Hobby Master HA1413 USN McDonnell Douglas A-4E Skyhawk Attack Aircraft - Lieutenant Commander Michael J. Estocin, VA-192 "Golden Dragons", USS Ticonderoga (CV-14), April 1967 (1:72 Scale)
"Television brought the brutality of war into the comfort of the living room. Vietnam was lost in the living rooms of America - not on the battlefields of Vietnam."
- Marshal McLuhan
The A-4 Skyhawk is an attack aircraft originally designed to operate from United States Navy aircraft carriers. Fifty years after the type's first flight, some of the nearly 3,000 Skyhawks produced remain in service with smaller air arms around the world. The aircraft was formerly the A4D Skyhawk, and was designed by the Douglas Aircraft Corporation, later McDonnell Douglas, now Boeing.
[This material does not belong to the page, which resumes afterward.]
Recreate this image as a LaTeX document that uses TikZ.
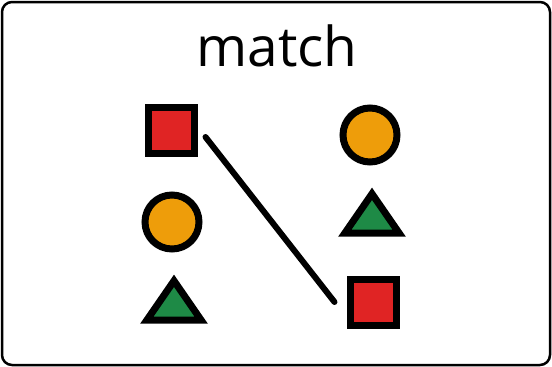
\documentclass[tikz,border=0pt]{standalone}
\usepackage{fontspec}
\setmainfont{Open Sans}
\definecolor{redc}{HTML}{E02424}
\definecolor{orangec}{HTML}{EE9D0A}
\definecolor{greenc}{HTML}{1E8A46}
\begin{document}
\begin{tikzpicture}[x=1pt,y=-1pt,
  frame/.style={draw=black,line width=2.5pt,rounded corners=10pt},
  sq/.style={rectangle,draw=black,fill=redc,line width=7pt,minimum size=46pt,inner sep=0pt},
  circ/.style={circle,draw=black,fill=orangec,line width=7pt,minimum size=54pt,inner sep=0pt},
  tribox/.style={rectangle,draw=none,minimum width=54pt,minimum height=39pt,inner sep=0pt},
  tri/.style={draw=black,fill=greenc,line width=7pt,line join=miter},
  link/.style={draw=black,line width=6pt,line cap=round},
  title/.style={font=\fontsize{55}{60}\selectfont,anchor=base,inner sep=0pt}
]
\useasboundingbox (0,0) rectangle (552,367);
\draw[frame] (2,2) rectangle (550,365);
\node[title] (t) at (277,66) {match};
\node[sq] (sqA) at (171,130) {};
\node[circ] (cA) at (172,222) {};
\node[tribox] (tA) at (174,300.5) {};
\node[circ] (cB) at (370,135) {};
\node[tribox] (tB) at (372,213.5) {};
\node[sq] (sqB) at (373,302) {};
\draw[tri] (tA.north) -- (tA.south east) -- (tA.south west) -- cycle;
\draw[tri] (tB.north) -- (tB.south east) -- (tB.south west) -- cycle;
\draw[link] ([shift={(8,7)}]sqA.east) -- ([shift={(-12,0)}]sqB.west);
\end{tikzpicture}
\end{document}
The Skyhawk was designed by Douglas' Ed Heinemann in response to a U.S. Navy call for a jet-powered attack aircraft to replace the A-1 Skyraider. Heinemann opted for a design that would minimize size, weight, and complexity. The result was an aircraft that weighed only half of the Navy's specification and had a wing so compact that it did not need to be folded for carrier stowage. The diminutive Skyhawk soon received the nicknames "Scooter", "Bantam Bomber", "Tinker Toy Bomber", and, on account of its nimble performance, "Heinemann's Hot-Rod."
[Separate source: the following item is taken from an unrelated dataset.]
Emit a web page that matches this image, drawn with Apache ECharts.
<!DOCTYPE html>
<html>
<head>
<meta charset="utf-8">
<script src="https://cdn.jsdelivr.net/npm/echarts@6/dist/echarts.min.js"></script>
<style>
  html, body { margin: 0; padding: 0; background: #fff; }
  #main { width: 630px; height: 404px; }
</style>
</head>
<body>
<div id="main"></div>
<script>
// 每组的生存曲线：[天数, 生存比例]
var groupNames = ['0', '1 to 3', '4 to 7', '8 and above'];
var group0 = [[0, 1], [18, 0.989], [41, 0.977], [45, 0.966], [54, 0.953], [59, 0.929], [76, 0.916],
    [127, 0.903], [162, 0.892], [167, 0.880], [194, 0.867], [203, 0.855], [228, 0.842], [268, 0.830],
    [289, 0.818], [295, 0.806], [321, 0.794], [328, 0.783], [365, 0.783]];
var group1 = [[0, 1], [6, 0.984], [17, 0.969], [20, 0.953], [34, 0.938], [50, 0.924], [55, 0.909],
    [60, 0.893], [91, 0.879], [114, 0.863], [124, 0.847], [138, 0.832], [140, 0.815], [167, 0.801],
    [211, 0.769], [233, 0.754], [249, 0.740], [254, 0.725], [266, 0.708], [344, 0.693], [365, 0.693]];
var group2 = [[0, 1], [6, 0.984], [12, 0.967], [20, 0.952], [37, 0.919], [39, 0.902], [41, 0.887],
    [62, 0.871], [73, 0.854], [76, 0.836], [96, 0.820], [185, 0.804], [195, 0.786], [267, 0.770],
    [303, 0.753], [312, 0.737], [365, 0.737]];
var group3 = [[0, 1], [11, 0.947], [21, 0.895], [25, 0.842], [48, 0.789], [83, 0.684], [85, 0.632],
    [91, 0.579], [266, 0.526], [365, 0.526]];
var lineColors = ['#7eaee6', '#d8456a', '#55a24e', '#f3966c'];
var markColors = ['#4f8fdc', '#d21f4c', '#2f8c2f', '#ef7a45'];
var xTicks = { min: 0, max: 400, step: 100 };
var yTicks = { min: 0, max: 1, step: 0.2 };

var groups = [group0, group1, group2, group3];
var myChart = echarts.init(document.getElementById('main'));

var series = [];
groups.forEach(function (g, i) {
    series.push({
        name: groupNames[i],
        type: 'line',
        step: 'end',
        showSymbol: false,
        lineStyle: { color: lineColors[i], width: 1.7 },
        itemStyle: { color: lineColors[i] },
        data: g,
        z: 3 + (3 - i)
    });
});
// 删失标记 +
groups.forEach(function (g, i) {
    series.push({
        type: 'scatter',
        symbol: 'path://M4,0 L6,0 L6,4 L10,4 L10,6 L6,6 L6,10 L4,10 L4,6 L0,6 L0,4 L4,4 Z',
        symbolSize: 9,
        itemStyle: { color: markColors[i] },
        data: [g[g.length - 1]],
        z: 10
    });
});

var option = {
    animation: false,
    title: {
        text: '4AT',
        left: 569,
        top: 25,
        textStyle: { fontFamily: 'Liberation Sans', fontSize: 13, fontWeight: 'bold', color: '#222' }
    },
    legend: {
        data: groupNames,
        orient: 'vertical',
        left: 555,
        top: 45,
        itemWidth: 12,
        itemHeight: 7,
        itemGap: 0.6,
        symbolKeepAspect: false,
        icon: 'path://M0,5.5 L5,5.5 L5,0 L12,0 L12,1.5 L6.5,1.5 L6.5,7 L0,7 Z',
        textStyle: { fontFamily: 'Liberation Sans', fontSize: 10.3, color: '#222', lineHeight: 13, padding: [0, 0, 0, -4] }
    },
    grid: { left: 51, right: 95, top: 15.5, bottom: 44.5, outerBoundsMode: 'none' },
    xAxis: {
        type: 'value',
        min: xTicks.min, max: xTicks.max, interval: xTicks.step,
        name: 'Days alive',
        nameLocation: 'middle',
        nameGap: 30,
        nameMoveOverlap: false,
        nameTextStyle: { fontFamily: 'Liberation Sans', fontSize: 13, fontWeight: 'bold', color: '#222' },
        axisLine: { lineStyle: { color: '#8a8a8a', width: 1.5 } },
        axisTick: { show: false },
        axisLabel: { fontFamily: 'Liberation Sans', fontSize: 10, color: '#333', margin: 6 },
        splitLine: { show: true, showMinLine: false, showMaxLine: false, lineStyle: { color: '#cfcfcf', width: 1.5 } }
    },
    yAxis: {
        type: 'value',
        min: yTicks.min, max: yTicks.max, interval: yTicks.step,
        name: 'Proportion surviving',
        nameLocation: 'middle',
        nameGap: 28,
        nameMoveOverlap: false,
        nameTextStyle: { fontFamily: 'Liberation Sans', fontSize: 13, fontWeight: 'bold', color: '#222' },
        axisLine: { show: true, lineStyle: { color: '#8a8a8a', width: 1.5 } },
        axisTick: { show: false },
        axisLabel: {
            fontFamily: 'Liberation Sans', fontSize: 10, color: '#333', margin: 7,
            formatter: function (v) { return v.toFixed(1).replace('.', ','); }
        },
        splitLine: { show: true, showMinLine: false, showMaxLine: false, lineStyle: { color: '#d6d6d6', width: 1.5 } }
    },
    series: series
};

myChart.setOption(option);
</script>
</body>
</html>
The Navy issued a contract for the type on June 12th 1952, and the first prototype first flew on June 22nd, 1954. Deliveries to Navy and U.S. Marine Corps squadrons commenced in late 1956.
The Skyhawk remained in production until 1975, with a total of 2,960 aircraft built, including 555 two-seat trainers. The US Navy began removing the aircraft from its front-line squadrons in 1967, with the last retiring in 1975. The Marines would pass on the A-7 Corsair II. The last USMC Skyhawk was delivered in 1979, and were used until the mid-1990s until they were replaced by the similarly small, but V/STOL vertical landing AV-8 Harrier.
Pictured here is a 1:72 scale replica of an USN McDonnell Douglas A-4E Skyhawk attack aircraft that was piloted by Lieutenant Commander Michael J. Estocin, who was attached to VA-192, then embarked upon the USS Ticonderoga during April 1967.
Wingspan: 4.75 inches
Length: 6.75 inches
Release Date: January 2011
Historical Account: "Long Hull" - USS Ticonderoga (CV/CVA/CVS-14) was one of 24 Essex-class aircraft carriers built during World War II for the United States Navy. The ship was the fourth US Navy ship to bear the name, and was named for historic Fort Ticonderoga, which played a role in the American Revolutionary War. Ticonderoga was commissioned in May 1944, and served in several campaigns in the Pacific Theater of Operations, earning five battle stars. Decommissioned shortly after the end of the war, she was modernized and recommissioned in the early 1950s as an attack carrier (CVA), and then eventually became an antisubmarine carrier (CVS). She was recommissioned too late to participate in the Korean War, but was very active in the Vietnam War, earning three Navy Unit Commendations, one Meritorious Unit Commendation, and 12 battle stars.
Ticonderoga differed somewhat from the five Essex-class ships with lower hull numbers in that she was 16 ft (4.9 m) longer to accommodate bow-mounted anti-aircraft guns. Most subsequent Essex-class carriers were completed to this "long-hull" design and are considered by some authorities to be a separate class, the Ticonderoga class. Ticonderoga was decommissioned in 1973 and sold for scrap in 1975.